» **SHORT PROBLEM**
Transcribe the whole listing below without changing a word, but leave out every image.

» **DATA SECTION**
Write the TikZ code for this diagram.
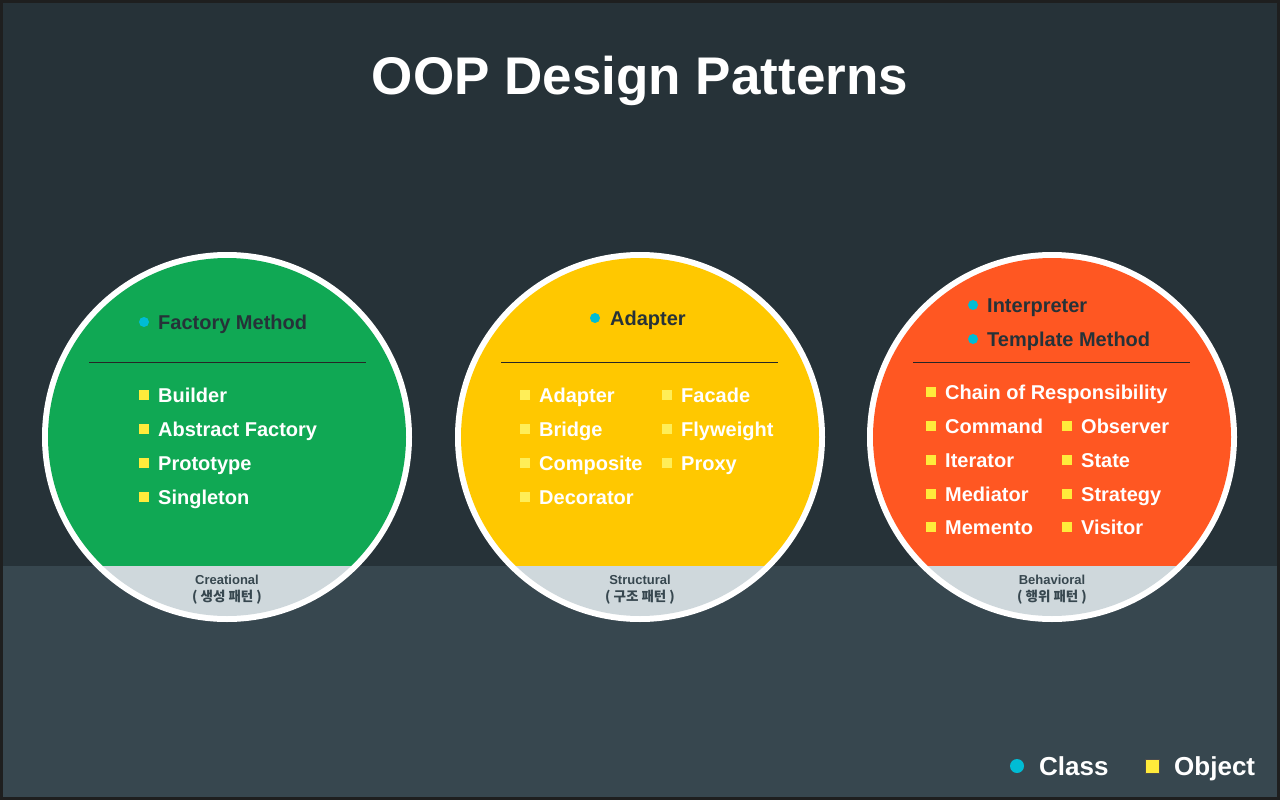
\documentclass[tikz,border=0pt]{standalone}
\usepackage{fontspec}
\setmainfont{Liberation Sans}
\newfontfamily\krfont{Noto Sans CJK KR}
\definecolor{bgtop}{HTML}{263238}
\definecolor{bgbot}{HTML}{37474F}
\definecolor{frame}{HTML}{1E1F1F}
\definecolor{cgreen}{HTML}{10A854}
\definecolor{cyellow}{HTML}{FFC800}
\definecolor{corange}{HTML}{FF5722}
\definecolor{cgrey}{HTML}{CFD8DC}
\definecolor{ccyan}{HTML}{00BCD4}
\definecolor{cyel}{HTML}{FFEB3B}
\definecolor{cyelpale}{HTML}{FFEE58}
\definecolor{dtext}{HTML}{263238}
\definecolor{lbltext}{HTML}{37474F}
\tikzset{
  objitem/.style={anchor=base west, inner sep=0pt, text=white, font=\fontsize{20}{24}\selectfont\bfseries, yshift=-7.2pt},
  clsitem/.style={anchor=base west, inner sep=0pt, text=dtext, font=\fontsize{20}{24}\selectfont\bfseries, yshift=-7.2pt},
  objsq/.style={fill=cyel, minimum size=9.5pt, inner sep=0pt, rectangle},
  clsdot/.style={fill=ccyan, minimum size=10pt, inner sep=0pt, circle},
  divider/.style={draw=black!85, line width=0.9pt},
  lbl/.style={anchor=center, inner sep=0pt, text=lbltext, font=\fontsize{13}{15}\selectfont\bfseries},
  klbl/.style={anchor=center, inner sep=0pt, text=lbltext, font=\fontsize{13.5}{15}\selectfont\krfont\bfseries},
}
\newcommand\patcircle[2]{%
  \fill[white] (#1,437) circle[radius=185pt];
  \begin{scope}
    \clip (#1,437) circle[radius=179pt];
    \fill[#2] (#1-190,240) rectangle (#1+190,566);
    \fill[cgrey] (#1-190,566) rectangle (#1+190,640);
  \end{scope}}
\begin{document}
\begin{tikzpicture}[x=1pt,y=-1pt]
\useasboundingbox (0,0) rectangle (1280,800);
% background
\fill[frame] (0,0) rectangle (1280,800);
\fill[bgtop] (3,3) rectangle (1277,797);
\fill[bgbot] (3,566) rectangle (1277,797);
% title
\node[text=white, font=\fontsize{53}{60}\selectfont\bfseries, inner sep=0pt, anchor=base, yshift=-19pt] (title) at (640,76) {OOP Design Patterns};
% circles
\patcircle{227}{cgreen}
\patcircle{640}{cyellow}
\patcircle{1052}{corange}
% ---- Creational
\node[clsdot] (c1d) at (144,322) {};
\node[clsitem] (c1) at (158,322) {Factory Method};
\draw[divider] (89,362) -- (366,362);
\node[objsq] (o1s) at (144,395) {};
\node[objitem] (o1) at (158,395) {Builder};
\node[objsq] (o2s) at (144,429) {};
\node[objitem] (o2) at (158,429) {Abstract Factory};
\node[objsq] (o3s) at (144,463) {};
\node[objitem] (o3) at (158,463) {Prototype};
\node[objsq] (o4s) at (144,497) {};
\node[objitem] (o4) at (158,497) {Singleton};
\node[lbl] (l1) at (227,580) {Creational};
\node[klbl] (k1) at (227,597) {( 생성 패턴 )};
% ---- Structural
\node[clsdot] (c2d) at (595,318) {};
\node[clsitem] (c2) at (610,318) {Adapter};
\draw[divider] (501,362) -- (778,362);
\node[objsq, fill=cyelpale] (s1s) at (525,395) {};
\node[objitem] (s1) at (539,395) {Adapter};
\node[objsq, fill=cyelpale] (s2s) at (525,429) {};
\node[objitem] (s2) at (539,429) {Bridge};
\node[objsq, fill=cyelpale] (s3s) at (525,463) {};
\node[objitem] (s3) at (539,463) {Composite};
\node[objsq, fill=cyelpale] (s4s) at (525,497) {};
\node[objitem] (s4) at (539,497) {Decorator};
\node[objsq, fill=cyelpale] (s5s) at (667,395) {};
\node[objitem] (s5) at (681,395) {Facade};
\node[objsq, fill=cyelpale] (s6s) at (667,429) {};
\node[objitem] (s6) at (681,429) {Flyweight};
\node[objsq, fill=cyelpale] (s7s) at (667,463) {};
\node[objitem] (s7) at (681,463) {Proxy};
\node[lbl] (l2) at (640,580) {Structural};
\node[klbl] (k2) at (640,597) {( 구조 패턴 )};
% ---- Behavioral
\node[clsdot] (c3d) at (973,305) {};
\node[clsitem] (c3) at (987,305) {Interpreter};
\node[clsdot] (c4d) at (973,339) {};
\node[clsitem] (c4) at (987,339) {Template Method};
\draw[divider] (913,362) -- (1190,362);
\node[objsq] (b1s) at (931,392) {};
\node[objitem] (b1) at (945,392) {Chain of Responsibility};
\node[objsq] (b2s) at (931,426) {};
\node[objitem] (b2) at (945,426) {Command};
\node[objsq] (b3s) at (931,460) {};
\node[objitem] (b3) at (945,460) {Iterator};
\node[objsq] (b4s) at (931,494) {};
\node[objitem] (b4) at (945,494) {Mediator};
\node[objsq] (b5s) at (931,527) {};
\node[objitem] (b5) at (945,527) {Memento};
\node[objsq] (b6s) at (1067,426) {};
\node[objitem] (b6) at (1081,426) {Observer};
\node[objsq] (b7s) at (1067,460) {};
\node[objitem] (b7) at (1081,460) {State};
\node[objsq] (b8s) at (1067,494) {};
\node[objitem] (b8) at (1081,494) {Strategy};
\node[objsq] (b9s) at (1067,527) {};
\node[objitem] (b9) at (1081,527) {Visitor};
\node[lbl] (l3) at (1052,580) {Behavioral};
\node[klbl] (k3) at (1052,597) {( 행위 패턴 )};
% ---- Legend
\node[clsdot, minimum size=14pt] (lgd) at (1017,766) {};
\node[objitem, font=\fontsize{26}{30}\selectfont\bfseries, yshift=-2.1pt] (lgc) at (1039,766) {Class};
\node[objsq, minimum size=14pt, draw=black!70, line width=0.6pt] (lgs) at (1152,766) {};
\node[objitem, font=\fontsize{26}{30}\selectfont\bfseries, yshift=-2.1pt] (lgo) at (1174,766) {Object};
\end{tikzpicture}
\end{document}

» **WRITTEN REPLY**
Write the TikZ code for this diagram.
\documentclass[tikz,border=0pt]{standalone}
\usepackage{fontspec}
\setmainfont{Liberation Sans}
\newfontfamily\krfont{Noto Sans CJK KR}
\definecolor{bgtop}{HTML}{263238}
\definecolor{bgbot}{HTML}{37474F}
\definecolor{frame}{HTML}{1E1F1F}
\definecolor{cgreen}{HTML}{10A854}
\definecolor{cyellow}{HTML}{FFC800}
\definecolor{corange}{HTML}{FF5722}
\definecolor{cgrey}{HTML}{CFD8DC}
\definecolor{ccyan}{HTML}{00BCD4}
\definecolor{cyel}{HTML}{FFEB3B}
\definecolor{cyelpale}{HTML}{FFEE58}
\definecolor{dtext}{HTML}{263238}
\definecolor{lbltext}{HTML}{37474F}
\tikzset{
  objitem/.style={anchor=base west, inner sep=0pt, text=white, font=\fontsize{20}{24}\selectfont\bfseries, yshift=-7.2pt},
  clsitem/.style={anchor=base west, inner sep=0pt, text=dtext, font=\fontsize{20}{24}\selectfont\bfseries, yshift=-7.2pt},
  objsq/.style={fill=cyel, minimum size=9.5pt, inner sep=0pt, rectangle},
  clsdot/.style={fill=ccyan, minimum size=10pt, inner sep=0pt, circle},
  divider/.style={draw=black!85, line width=0.9pt},
  lbl/.style={anchor=center, inner sep=0pt, text=lbltext, font=\fontsize{13}{15}\selectfont\bfseries},
  klbl/.style={anchor=center, inner sep=0pt, text=lbltext, font=\fontsize{13.5}{15}\selectfont\krfont\bfseries},
}
\newcommand\patcircle[2]{%
  \fill[white] (#1,437) circle[radius=185pt];
  \begin{scope}
    \clip (#1,437) circle[radius=179pt];
    \fill[#2] (#1-190,240) rectangle (#1+190,566);
    \fill[cgrey] (#1-190,566) rectangle (#1+190,640);
  \end{scope}}
\begin{document}
\begin{tikzpicture}[x=1pt,y=-1pt]
\useasboundingbox (0,0) rectangle (1280,800);
% background
\fill[frame] (0,0) rectangle (1280,800);
\fill[bgtop] (3,3) rectangle (1277,797);
\fill[bgbot] (3,566) rectangle (1277,797);
% title
\node[text=white, font=\fontsize{53}{60}\selectfont\bfseries, inner sep=0pt, anchor=base, yshift=-19pt] (title) at (640,76) {OOP Design Patterns};
% circles
\patcircle{227}{cgreen}
\patcircle{640}{cyellow}
\patcircle{1052}{corange}
% ---- Creational
\node[clsdot] (c1d) at (144,322) {};
\node[clsitem] (c1) at (158,322) {Factory Method};
\draw[divider] (89,362) -- (366,362);
\node[objsq] (o1s) at (144,395) {};
\node[objitem] (o1) at (158,395) {Builder};
\node[objsq] (o2s) at (144,429) {};
\node[objitem] (o2) at (158,429) {Abstract Factory};
\node[objsq] (o3s) at (144,463) {};
\node[objitem] (o3) at (158,463) {Prototype};
\node[objsq] (o4s) at (144,497) {};
\node[objitem] (o4) at (158,497) {Singleton};
\node[lbl] (l1) at (227,580) {Creational};
\node[klbl] (k1) at (227,597) {( 생성 패턴 )};
% ---- Structural
\node[clsdot] (c2d) at (595,318) {};
\node[clsitem] (c2) at (610,318) {Adapter};
\draw[divider] (501,362) -- (778,362);
\node[objsq, fill=cyelpale] (s1s) at (525,395) {};
\node[objitem] (s1) at (539,395) {Adapter};
\node[objsq, fill=cyelpale] (s2s) at (525,429) {};
\node[objitem] (s2) at (539,429) {Bridge};
\node[objsq, fill=cyelpale] (s3s) at (525,463) {};
\node[objitem] (s3) at (539,463) {Composite};
\node[objsq, fill=cyelpale] (s4s) at (525,497) {};
\node[objitem] (s4) at (539,497) {Decorator};
\node[objsq, fill=cyelpale] (s5s) at (667,395) {};
\node[objitem] (s5) at (681,395) {Facade};
\node[objsq, fill=cyelpale] (s6s) at (667,429) {};
\node[objitem] (s6) at (681,429) {Flyweight};
\node[objsq, fill=cyelpale] (s7s) at (667,463) {};
\node[objitem] (s7) at (681,463) {Proxy};
\node[lbl] (l2) at (640,580) {Structural};
\node[klbl] (k2) at (640,597) {( 구조 패턴 )};
% ---- Behavioral
\node[clsdot] (c3d) at (973,305) {};
\node[clsitem] (c3) at (987,305) {Interpreter};
\node[clsdot] (c4d) at (973,339) {};
\node[clsitem] (c4) at (987,339) {Template Method};
\draw[divider] (913,362) -- (1190,362);
\node[objsq] (b1s) at (931,392) {};
\node[objitem] (b1) at (945,392) {Chain of Responsibility};
\node[objsq] (b2s) at (931,426) {};
\node[objitem] (b2) at (945,426) {Command};
\node[objsq] (b3s) at (931,460) {};
\node[objitem] (b3) at (945,460) {Iterator};
\node[objsq] (b4s) at (931,494) {};
\node[objitem] (b4) at (945,494) {Mediator};
\node[objsq] (b5s) at (931,527) {};
\node[objitem] (b5) at (945,527) {Memento};
\node[objsq] (b6s) at (1067,426) {};
\node[objitem] (b6) at (1081,426) {Observer};
\node[objsq] (b7s) at (1067,460) {};
\node[objitem] (b7) at (1081,460) {State};
\node[objsq] (b8s) at (1067,494) {};
\node[objitem] (b8) at (1081,494) {Strategy};
\node[objsq] (b9s) at (1067,527) {};
\node[objitem] (b9) at (1081,527) {Visitor};
\node[lbl] (l3) at (1052,580) {Behavioral};
\node[klbl] (k3) at (1052,597) {( 행위 패턴 )};
% ---- Legend
\node[clsdot, minimum size=14pt] (lgd) at (1017,766) {};
\node[objitem, font=\fontsize{26}{30}\selectfont\bfseries, yshift=-2.1pt] (lgc) at (1039,766) {Class};
\node[objsq, minimum size=14pt, draw=black!70, line width=0.6pt] (lgs) at (1152,766) {};
\node[objitem, font=\fontsize{26}{30}\selectfont\bfseries, yshift=-2.1pt] (lgo) at (1174,766) {Object};
\end{tikzpicture}
\end{document}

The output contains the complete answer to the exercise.